**Prompt**: Scan the listing below. Report each line that includes "this".

**Exercise data**:
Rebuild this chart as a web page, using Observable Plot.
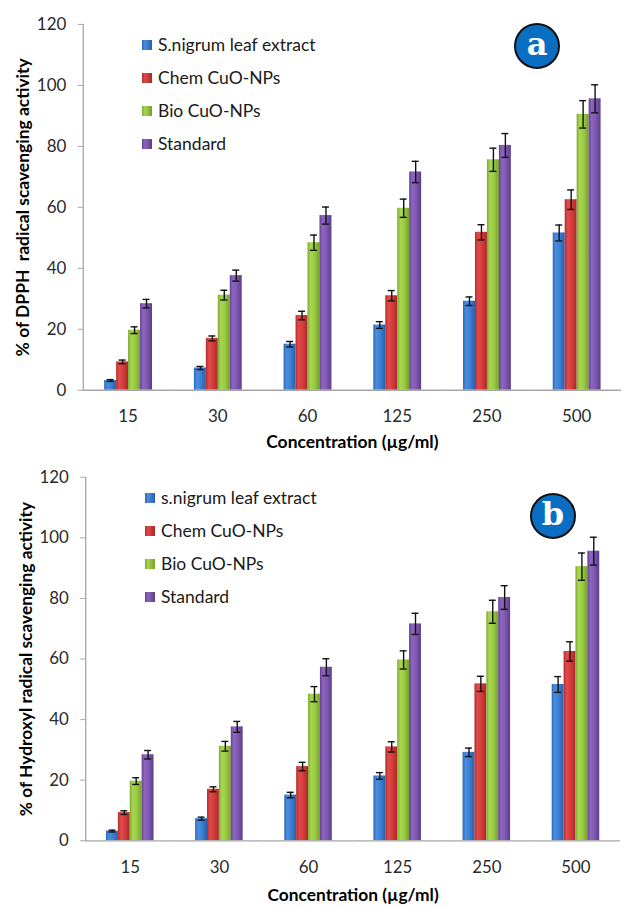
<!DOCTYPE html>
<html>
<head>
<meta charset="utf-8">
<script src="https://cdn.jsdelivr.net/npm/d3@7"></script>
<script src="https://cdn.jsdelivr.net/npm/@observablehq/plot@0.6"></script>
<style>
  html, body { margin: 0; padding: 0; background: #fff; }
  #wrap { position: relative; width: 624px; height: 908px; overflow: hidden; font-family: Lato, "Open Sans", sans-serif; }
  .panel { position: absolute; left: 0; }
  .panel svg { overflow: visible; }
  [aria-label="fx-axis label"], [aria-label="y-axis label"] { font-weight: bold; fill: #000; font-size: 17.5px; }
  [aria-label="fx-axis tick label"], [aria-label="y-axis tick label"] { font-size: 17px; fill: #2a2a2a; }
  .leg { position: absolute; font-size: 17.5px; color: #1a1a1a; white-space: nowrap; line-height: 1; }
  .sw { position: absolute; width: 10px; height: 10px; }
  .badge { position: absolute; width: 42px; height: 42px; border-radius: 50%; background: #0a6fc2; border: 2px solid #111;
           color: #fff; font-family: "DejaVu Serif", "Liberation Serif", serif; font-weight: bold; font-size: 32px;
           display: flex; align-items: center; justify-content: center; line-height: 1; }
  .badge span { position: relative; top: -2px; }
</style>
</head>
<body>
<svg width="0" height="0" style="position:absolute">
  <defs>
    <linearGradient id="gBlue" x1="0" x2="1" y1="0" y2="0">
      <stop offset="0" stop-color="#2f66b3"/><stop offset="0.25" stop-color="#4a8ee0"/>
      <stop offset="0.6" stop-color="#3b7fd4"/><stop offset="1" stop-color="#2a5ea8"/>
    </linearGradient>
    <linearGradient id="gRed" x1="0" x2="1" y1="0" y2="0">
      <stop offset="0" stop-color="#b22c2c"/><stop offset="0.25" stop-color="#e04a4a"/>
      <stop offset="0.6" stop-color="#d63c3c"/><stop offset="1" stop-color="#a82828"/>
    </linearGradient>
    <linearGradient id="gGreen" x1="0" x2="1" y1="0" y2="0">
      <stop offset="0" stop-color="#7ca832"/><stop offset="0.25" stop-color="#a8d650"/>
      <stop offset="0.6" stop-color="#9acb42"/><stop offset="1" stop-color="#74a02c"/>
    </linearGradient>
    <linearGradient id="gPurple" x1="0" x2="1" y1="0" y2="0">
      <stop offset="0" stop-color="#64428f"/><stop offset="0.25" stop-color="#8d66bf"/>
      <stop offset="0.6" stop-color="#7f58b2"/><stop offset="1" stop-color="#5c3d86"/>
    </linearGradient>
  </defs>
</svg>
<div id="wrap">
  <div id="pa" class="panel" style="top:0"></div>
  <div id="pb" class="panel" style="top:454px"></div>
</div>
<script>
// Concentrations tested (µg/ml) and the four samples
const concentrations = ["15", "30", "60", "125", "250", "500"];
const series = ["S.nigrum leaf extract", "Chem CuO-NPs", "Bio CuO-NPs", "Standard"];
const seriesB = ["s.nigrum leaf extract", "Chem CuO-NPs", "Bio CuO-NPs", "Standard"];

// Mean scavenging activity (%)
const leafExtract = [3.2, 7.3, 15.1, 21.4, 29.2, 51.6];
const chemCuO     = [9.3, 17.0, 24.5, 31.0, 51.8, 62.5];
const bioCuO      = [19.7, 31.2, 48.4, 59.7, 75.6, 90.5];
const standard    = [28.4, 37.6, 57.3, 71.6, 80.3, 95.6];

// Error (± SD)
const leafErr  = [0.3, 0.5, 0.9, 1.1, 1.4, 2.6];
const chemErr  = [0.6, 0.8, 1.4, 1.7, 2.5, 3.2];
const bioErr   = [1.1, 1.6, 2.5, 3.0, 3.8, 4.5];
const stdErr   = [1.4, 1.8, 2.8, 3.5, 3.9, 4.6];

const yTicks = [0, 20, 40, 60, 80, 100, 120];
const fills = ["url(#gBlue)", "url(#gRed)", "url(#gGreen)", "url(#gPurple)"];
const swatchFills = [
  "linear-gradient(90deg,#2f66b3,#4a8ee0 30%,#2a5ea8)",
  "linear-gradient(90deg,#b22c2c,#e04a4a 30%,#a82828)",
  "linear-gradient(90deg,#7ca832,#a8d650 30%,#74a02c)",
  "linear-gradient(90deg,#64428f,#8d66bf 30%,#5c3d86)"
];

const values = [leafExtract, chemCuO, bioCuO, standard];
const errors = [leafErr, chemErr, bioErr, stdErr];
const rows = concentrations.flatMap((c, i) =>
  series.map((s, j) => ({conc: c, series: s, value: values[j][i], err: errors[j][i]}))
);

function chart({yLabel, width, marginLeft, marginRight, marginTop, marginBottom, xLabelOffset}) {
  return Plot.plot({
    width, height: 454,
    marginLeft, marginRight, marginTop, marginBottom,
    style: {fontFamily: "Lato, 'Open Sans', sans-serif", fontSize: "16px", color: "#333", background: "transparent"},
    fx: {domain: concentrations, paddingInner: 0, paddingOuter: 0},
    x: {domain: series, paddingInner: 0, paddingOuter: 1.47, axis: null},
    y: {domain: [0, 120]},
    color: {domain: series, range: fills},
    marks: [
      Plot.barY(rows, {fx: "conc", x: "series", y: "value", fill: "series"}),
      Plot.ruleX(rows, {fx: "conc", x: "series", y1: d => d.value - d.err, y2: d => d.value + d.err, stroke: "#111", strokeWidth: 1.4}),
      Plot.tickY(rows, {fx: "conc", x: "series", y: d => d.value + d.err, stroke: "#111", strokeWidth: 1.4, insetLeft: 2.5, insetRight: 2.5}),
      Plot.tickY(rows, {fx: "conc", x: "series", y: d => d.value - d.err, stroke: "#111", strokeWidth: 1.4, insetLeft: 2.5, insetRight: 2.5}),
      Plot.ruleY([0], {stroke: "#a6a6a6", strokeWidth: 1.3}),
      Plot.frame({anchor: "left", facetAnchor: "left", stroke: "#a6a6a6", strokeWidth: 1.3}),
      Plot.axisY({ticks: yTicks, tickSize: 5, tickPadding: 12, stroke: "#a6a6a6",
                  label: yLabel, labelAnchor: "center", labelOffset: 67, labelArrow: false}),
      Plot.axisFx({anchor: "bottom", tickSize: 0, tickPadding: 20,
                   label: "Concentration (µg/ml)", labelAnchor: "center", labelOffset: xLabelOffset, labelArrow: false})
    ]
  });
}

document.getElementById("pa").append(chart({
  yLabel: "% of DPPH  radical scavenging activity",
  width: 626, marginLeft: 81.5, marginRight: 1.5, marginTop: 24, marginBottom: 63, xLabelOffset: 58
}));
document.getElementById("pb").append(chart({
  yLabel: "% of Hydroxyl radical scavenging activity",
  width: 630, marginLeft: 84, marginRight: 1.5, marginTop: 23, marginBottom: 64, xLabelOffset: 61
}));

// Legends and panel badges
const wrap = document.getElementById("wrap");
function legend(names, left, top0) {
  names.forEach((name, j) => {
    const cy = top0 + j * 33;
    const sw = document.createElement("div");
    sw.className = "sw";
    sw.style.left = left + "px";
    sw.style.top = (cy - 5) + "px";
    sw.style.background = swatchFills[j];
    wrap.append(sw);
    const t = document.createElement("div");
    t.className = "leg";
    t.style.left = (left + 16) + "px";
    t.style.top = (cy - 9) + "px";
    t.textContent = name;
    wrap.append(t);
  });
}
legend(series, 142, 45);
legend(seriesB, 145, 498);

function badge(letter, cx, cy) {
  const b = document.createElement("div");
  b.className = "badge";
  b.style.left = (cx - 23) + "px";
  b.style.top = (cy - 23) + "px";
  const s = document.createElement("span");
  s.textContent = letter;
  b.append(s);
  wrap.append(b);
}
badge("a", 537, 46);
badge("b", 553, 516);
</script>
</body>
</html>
--
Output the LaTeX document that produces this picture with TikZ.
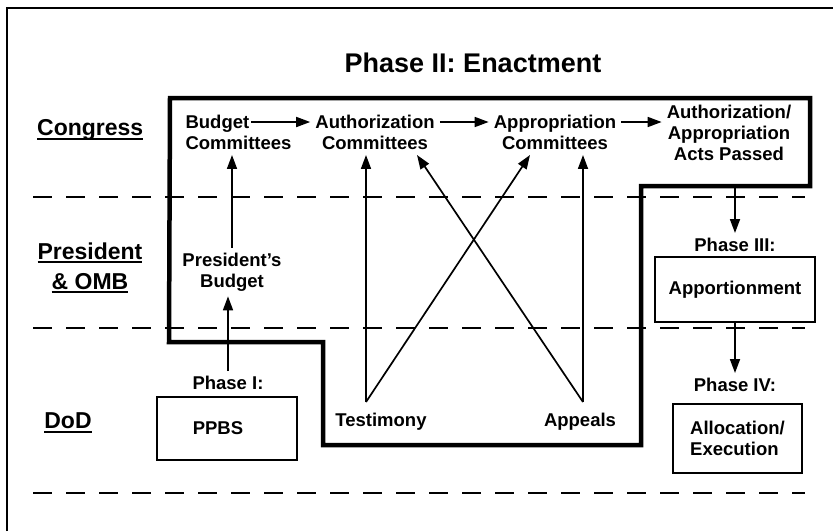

**Exercise response**:
Rebuild this chart as a web page, using Observable Plot.
Output the LaTeX document that produces this picture with TikZ.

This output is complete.